Sisco grew up in Fayetteville, Ark., and has thought about attending the University for a while.

“I like that the campus is small enough to be independent, but still close enough to home if I need my parents for anything,” Sisco said.

Sisco added that her suite mates, who are friends from high school, are always willing to help out when she needs help. Her roommate, though they did not even meet until early registration, is there to assist with things as well.

“I have good days and bad days,” Sisco said. “I’m in chronic pain and some days, even easy and simple tasks are hard.”

Even though Sisco knows that there are people who do not look past the outward appearance of their peers, she is thankful for those that do.

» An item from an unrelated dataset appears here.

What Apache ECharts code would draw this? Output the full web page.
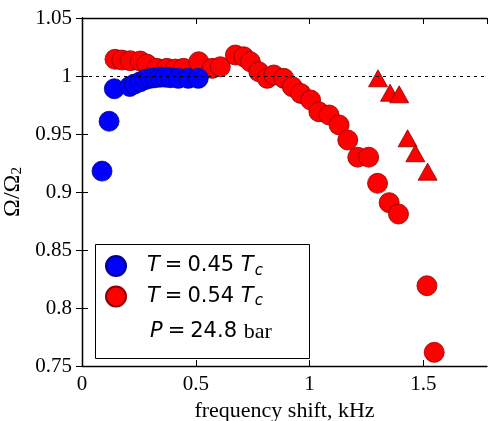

She wants people to realize that it is important to view students with disabilities with respect too.

“Everyone’s experiences are different. The best way to help is to get to know the person first,” Sisco said. “I think people misunderstand us a lot. My disability is only one aspect of me.”

She noted that one of the hardest things about being a student with a disability at college is that she has to ask for help from friends instead of family.

She added that Jackie Wright, director of student support services, is very helpful in assisting students with disabilities and getting them the resources they need.

“The concept of being a student with a disability changes when students enter college,” Wright said. “Students must self-identify [the need for help.] Unless a student comes to me, nothing happens.”

Wright said that the extent of aid she can offer a student varies, because each students’ needs are individualized, but she helps make sure the students have the accommodations, classroom information and facilities they need to be successful.

“My favorite part of my job is getting to work with students,” Wright said. “Students with disabilities are no different. I enjoy getting to know them on a personal level, and provide the assistance that they need.”

Wright encourages that any student with any type of disability to take advantages of the services that can be offered to them on campus.

For Sisco, knowing that there is always the support from someone who cares is a very comforting thing.

“Everyone is different. Everyone has a story,” Sisco said. “Ask them about their story. Most are willing to share if they are asked.”

Sisco noted that her life verse is 2 Corinthians 4:16-18, because it reminds her that even though she may be different on the outward appearance, that the Lord is still able to do wonderful things through her life.

“Sometimes the spiritual aspect is lost in translation,” Sisco said. “I may be physically broken, but I am spiritually whole.”